Im Kelleramt war im Frühling über längere Zeit alles geschlossen, selbst Spielplätze waren abgesperrt. Es gab für die Jugendlichen keine sinnvollen Freizeitaktivitäten bzw. keine ansprechenden Plätze, um Zeit zu verbringen. Einzig in der Gemeinde Unterlunkhofen herrschten etwas lockerere Bestimmungen. Da die Jugendlichen trotzdem etwas erleben wollen, haben sie kurzum andere Gemeinden aufgesucht. Aus diesem Grund haben wir gemeinsam mit den Gemeinden des Kelleramts vor dem Sommer beschlossen, dass es einen anderen Weg braucht. Wir wollten unsere Verantwortung, auch im Bereich der Suchtprävention, wieder wahrnehmen.
Wie geht das Team mit der speziellen Situation um?
Es gab einige Veränderungen, manche Coachs haben das Projekt verlassen, jedoch kamen auch neue dazu. Der Austausch zwischen allen Beteiligten ist rege, so werde ich oft kontaktiert und gefragt, wie es weitergeht. Die hohe Motivation hat mich überrascht und freut mich sehr.
Was auch erfreulich ist, ist, dass zwei der neuen Coachs sich in Zukunft sogar die Übernahme der Projektleitung vorstellen können.
Du hast ja schon viel erlebt in den letzten Jahren. Was waren deine Highlights?
Spontan kommt mir der Moment im letzten Sommer in den Sinn, als der Vertrag für das Midnight von den Gemeinden verlängert wurde, nachdem es eine Weile auf der Kippe stand. Die Erleichterung und Freude war gross. Ein anderes Highlight ist es, immer wieder zu sehen, wie die Jugendlichen sich entwickeln und wie sich die Nachfolge der Coachs immer ganz natürlich ergibt.
Welche Tipps hast du für andere Projektleiter*innen?
Das Wichtigste ist, dass man selbst Spass hat! Momentan geht das zwar nicht, doch im Normalfall sollte man an den Aktivitäten mitmachen, sich betätigen und die Stimmung geniessen. Auch ist es wichtig, zuzulassen, dass nicht alles nach dem eigenen Plan verläuft und dass man die Jugendlichen miteinbezieht. Sie wissen nämlich am besten, was gut ankommt.
Und noch etwas, kein Tipp, aber dennoch wichtig: Wenn man Fehler macht, wird einem schnell verziehen. Es herrscht nicht der selbe Druck wie unter Erwachsenen. Wenn man sich dem bewusst ist, kann man viel lockerer sein. Davon profitieren alle.
Was wünscht du dir für die nächste Saison?
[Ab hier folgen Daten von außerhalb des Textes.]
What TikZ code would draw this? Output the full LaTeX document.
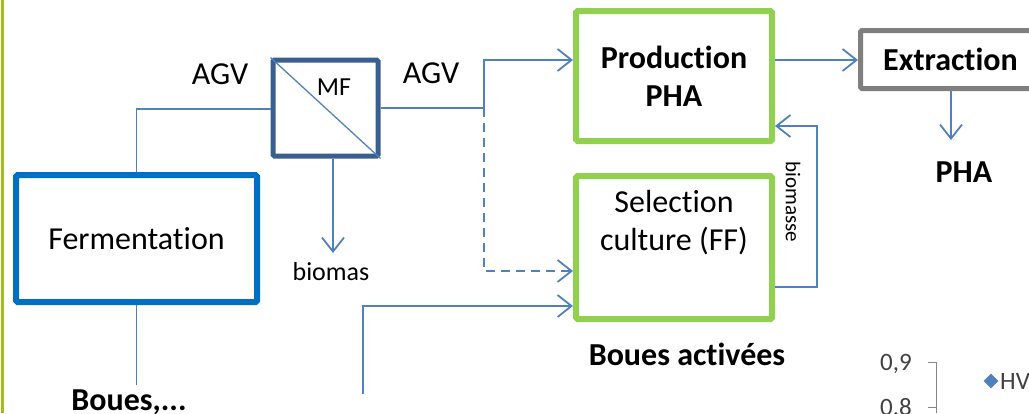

Ich wünsche mir an erster Stelle, dass wir alle gesund bleiben und dass wir zurück zur Normalität finden und die Jugendliche ihre einmaligen „Jugendjahre“ wieder in vollen Zügen ausleben können.
Sergio Martin
Alter: 39
Wohnort: Jonen
Hobbys (evtl. auch neue seit Corona): allgemein Ballsportarten
Beruf: Bankangestellter
Die grösste Herausforderung, die Corona mit sich brachte: sehr viel Geduld und Flexibilität
Glücksorte und Glücksmomente in dieser Zeit: viel Zeit, die ich mit meiner Familie verbringen durfte.